Problem to work on:
Beginning with the first line of the data below, reproduce every line unchanged, ending with the line that holds "plt.rcParams['axes.unicode_minus'] = False".

Data block:
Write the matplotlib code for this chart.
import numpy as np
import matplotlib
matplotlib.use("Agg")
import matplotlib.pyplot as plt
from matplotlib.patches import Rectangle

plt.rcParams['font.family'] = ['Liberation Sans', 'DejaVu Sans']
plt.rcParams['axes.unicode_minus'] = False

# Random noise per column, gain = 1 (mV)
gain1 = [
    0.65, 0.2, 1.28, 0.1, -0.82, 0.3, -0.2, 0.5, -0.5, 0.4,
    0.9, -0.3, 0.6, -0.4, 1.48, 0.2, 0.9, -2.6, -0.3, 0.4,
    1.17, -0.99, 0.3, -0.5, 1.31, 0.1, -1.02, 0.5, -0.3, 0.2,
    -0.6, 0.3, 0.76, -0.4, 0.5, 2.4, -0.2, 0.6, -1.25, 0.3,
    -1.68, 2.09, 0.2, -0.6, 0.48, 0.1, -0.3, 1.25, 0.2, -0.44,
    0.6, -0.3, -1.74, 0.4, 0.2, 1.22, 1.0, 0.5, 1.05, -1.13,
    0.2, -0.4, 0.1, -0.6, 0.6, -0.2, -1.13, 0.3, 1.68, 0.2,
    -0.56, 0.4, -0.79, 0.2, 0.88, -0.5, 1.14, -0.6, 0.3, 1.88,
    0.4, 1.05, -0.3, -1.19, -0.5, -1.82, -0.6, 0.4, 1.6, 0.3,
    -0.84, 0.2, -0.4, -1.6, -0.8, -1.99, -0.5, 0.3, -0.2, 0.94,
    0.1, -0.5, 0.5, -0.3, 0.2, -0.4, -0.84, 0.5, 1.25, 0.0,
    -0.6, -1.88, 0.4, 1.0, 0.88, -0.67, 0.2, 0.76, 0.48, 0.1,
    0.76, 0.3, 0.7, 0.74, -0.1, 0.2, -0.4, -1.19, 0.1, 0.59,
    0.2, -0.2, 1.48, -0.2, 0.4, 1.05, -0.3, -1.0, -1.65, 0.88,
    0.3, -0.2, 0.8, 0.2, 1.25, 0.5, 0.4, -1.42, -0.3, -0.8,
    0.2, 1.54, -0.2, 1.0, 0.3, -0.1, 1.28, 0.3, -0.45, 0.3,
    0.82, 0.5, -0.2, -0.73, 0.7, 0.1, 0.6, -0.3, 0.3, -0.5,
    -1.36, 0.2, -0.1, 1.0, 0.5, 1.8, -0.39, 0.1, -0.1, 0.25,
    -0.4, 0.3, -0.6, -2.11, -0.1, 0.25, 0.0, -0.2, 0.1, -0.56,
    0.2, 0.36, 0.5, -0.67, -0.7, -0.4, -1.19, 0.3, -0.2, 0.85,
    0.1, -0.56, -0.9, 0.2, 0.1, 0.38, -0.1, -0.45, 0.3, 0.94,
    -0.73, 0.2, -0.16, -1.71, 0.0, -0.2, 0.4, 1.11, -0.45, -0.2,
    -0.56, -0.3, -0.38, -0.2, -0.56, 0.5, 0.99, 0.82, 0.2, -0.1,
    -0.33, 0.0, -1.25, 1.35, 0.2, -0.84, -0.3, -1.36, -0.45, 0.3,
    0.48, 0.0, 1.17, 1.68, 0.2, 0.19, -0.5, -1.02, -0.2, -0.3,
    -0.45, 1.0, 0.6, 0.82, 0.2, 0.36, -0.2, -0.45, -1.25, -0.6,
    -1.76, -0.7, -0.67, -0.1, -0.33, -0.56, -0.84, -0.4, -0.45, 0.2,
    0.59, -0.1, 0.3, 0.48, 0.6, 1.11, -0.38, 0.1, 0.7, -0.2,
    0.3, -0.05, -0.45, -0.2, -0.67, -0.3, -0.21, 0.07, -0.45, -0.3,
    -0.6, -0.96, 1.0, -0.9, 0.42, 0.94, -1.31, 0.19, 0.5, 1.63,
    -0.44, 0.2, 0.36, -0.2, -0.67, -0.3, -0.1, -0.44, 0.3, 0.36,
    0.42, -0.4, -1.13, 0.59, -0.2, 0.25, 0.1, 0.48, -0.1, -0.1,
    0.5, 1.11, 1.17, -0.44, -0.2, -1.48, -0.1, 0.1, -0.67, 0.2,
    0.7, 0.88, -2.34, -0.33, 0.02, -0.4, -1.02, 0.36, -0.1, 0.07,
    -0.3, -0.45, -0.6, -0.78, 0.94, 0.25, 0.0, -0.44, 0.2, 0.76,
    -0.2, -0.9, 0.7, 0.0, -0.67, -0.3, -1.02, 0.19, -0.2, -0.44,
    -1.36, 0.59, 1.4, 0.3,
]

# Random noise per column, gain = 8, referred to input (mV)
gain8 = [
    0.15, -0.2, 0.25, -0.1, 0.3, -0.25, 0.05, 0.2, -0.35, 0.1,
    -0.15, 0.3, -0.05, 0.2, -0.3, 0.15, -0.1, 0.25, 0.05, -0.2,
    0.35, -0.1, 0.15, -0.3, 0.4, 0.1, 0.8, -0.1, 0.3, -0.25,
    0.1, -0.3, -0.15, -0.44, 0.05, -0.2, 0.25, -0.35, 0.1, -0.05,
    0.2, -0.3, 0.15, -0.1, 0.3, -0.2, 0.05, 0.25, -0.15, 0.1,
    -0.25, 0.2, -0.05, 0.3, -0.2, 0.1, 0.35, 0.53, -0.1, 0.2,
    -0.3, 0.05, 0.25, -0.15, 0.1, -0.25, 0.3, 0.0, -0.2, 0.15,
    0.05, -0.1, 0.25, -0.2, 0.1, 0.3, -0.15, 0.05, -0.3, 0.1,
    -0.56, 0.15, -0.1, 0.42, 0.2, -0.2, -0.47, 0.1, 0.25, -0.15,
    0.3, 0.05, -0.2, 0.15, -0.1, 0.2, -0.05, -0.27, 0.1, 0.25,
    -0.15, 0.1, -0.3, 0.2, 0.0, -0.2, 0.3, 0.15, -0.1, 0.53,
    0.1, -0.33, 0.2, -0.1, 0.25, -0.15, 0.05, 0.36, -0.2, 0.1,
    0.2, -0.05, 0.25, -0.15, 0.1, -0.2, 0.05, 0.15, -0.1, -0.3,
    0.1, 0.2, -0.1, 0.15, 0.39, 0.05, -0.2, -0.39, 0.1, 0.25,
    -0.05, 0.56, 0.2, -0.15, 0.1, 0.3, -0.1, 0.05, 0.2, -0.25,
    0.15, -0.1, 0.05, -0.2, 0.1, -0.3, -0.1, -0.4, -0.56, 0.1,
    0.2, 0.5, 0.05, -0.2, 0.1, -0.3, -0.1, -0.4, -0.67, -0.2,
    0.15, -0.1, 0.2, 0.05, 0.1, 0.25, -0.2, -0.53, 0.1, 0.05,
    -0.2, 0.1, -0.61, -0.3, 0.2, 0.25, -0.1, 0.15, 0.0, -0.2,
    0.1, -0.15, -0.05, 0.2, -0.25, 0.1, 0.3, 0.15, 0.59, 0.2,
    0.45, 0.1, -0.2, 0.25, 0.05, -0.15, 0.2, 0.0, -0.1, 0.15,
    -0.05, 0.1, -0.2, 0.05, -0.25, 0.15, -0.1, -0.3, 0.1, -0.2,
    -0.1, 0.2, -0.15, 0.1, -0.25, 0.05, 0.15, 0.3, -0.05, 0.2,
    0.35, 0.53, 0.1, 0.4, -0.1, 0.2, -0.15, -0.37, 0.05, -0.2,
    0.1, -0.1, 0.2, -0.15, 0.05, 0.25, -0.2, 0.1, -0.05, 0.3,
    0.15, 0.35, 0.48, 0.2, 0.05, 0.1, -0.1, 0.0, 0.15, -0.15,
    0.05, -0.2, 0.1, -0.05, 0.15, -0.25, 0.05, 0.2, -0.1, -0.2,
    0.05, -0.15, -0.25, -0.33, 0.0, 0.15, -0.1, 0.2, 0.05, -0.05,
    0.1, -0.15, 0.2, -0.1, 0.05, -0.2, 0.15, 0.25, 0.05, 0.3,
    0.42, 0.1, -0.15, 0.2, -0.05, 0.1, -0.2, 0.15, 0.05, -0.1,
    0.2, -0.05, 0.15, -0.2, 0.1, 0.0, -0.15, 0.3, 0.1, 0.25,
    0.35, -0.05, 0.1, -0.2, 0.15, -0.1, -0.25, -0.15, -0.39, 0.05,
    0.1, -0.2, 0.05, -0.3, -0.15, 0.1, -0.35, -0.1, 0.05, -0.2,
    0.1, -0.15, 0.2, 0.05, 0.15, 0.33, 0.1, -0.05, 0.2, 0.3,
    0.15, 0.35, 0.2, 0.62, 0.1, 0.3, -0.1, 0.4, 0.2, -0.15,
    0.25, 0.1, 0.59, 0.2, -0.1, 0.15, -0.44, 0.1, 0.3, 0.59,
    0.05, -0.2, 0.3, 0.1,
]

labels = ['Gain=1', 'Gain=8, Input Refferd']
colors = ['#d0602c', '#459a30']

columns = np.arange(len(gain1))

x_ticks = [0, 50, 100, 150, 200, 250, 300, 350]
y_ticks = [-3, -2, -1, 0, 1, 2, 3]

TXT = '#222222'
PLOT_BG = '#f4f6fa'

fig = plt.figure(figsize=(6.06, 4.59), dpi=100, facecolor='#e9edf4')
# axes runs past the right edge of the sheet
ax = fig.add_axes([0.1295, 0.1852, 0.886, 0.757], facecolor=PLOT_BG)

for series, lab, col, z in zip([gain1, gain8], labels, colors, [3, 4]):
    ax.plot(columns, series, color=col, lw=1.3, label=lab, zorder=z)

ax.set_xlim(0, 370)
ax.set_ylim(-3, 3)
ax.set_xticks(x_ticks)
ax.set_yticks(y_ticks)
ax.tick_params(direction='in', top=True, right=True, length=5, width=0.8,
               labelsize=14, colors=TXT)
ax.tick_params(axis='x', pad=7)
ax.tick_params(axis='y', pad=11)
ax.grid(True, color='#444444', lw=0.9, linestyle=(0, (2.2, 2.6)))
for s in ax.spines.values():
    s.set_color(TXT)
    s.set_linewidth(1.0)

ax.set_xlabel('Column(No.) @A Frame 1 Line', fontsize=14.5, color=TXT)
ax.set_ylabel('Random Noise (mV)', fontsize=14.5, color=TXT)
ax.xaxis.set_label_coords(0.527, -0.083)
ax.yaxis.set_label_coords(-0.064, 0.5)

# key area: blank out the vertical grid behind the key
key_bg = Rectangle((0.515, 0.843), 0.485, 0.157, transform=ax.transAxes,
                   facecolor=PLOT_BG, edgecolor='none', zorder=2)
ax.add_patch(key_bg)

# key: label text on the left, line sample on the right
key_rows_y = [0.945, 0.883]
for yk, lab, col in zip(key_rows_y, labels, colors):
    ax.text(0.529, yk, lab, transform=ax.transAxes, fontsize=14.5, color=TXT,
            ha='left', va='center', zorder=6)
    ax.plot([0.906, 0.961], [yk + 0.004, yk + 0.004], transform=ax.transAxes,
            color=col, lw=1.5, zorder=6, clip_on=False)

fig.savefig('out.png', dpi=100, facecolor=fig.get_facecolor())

Solution to this task:
Write the matplotlib code for this chart.
import numpy as np
import matplotlib
matplotlib.use("Agg")
import matplotlib.pyplot as plt
from matplotlib.patches import Rectangle

plt.rcParams['font.family'] = ['Liberation Sans', 'DejaVu Sans']
plt.rcParams['axes.unicode_minus'] = False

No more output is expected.